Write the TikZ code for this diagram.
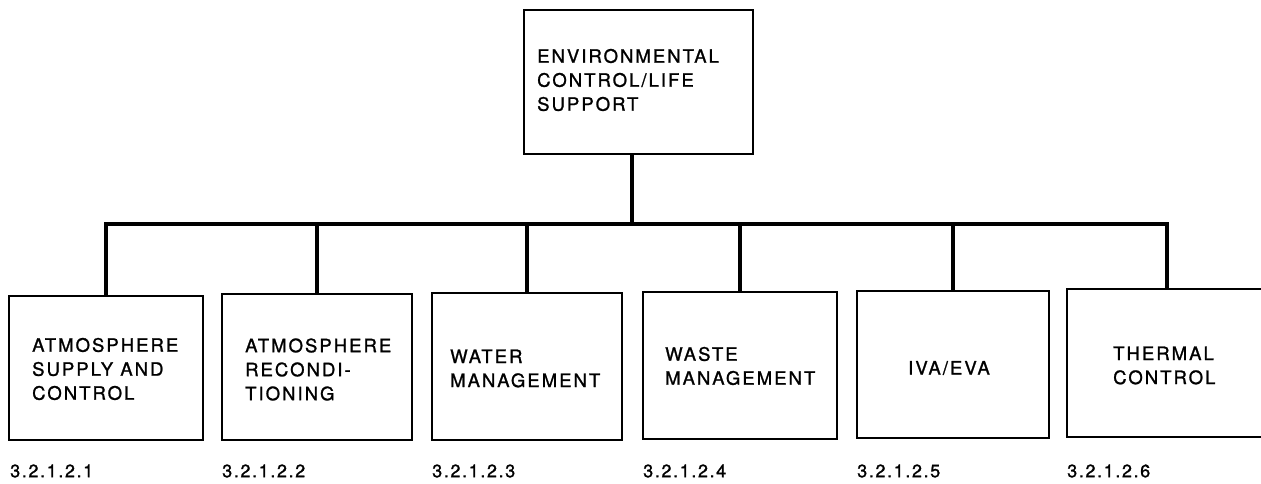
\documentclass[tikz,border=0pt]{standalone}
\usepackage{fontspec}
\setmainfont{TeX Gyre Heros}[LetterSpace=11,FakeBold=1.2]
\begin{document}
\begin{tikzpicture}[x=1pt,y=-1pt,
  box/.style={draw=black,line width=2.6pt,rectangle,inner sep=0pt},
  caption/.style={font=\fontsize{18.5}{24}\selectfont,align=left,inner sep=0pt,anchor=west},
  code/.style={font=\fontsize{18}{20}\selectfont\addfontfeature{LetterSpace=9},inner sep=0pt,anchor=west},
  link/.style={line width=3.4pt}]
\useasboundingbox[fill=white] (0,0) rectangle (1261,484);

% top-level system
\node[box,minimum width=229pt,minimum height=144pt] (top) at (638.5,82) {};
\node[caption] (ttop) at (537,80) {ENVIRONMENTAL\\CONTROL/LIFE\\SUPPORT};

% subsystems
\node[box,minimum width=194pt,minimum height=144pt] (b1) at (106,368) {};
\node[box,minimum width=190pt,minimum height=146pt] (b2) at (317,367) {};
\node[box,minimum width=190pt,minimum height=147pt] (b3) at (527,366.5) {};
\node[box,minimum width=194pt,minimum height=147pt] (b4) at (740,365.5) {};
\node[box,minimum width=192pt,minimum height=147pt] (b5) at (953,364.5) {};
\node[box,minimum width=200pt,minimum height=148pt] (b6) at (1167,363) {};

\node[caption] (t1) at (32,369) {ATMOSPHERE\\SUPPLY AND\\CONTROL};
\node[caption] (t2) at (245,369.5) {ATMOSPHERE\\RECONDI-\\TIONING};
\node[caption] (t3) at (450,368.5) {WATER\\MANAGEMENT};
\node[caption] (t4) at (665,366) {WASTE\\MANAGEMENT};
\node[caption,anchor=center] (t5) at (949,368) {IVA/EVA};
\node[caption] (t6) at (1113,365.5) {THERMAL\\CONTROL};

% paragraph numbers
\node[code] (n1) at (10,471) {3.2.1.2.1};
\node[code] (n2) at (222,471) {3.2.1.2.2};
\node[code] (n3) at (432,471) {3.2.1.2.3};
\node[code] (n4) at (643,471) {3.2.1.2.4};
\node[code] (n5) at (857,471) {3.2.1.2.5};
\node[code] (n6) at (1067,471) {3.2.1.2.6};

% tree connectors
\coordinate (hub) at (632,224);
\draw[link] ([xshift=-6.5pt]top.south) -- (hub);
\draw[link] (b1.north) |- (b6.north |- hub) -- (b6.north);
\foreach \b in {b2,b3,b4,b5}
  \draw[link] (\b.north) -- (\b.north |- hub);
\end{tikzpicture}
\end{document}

--- REQUIREMENT ---
Exactly reproduce the run of lines from the start of the listing through the line with "(n6) at (1067,471)", inclusive; pictures are not copied.

--- FINAL RESULT ---
Write the TikZ code for this diagram.
\documentclass[tikz,border=0pt]{standalone}
\usepackage{fontspec}
\setmainfont{TeX Gyre Heros}[LetterSpace=11,FakeBold=1.2]
\begin{document}
\begin{tikzpicture}[x=1pt,y=-1pt,
  box/.style={draw=black,line width=2.6pt,rectangle,inner sep=0pt},
  caption/.style={font=\fontsize{18.5}{24}\selectfont,align=left,inner sep=0pt,anchor=west},
  code/.style={font=\fontsize{18}{20}\selectfont\addfontfeature{LetterSpace=9},inner sep=0pt,anchor=west},
  link/.style={line width=3.4pt}]
\useasboundingbox[fill=white] (0,0) rectangle (1261,484);

% top-level system
\node[box,minimum width=229pt,minimum height=144pt] (top) at (638.5,82) {};
\node[caption] (ttop) at (537,80) {ENVIRONMENTAL\\CONTROL/LIFE\\SUPPORT};

% subsystems
\node[box,minimum width=194pt,minimum height=144pt] (b1) at (106,368) {};
\node[box,minimum width=190pt,minimum height=146pt] (b2) at (317,367) {};
\node[box,minimum width=190pt,minimum height=147pt] (b3) at (527,366.5) {};
\node[box,minimum width=194pt,minimum height=147pt] (b4) at (740,365.5) {};
\node[box,minimum width=192pt,minimum height=147pt] (b5) at (953,364.5) {};
\node[box,minimum width=200pt,minimum height=148pt] (b6) at (1167,363) {};

\node[caption] (t1) at (32,369) {ATMOSPHERE\\SUPPLY AND\\CONTROL};
\node[caption] (t2) at (245,369.5) {ATMOSPHERE\\RECONDI-\\TIONING};
\node[caption] (t3) at (450,368.5) {WATER\\MANAGEMENT};
\node[caption] (t4) at (665,366) {WASTE\\MANAGEMENT};
\node[caption,anchor=center] (t5) at (949,368) {IVA/EVA};
\node[caption] (t6) at (1113,365.5) {THERMAL\\CONTROL};

% paragraph numbers
\node[code] (n1) at (10,471) {3.2.1.2.1};
\node[code] (n2) at (222,471) {3.2.1.2.2};
\node[code] (n3) at (432,471) {3.2.1.2.3};
\node[code] (n4) at (643,471) {3.2.1.2.4};
\node[code] (n5) at (857,471) {3.2.1.2.5};
\node[code] (n6) at (1067,471) {3.2.1.2.6};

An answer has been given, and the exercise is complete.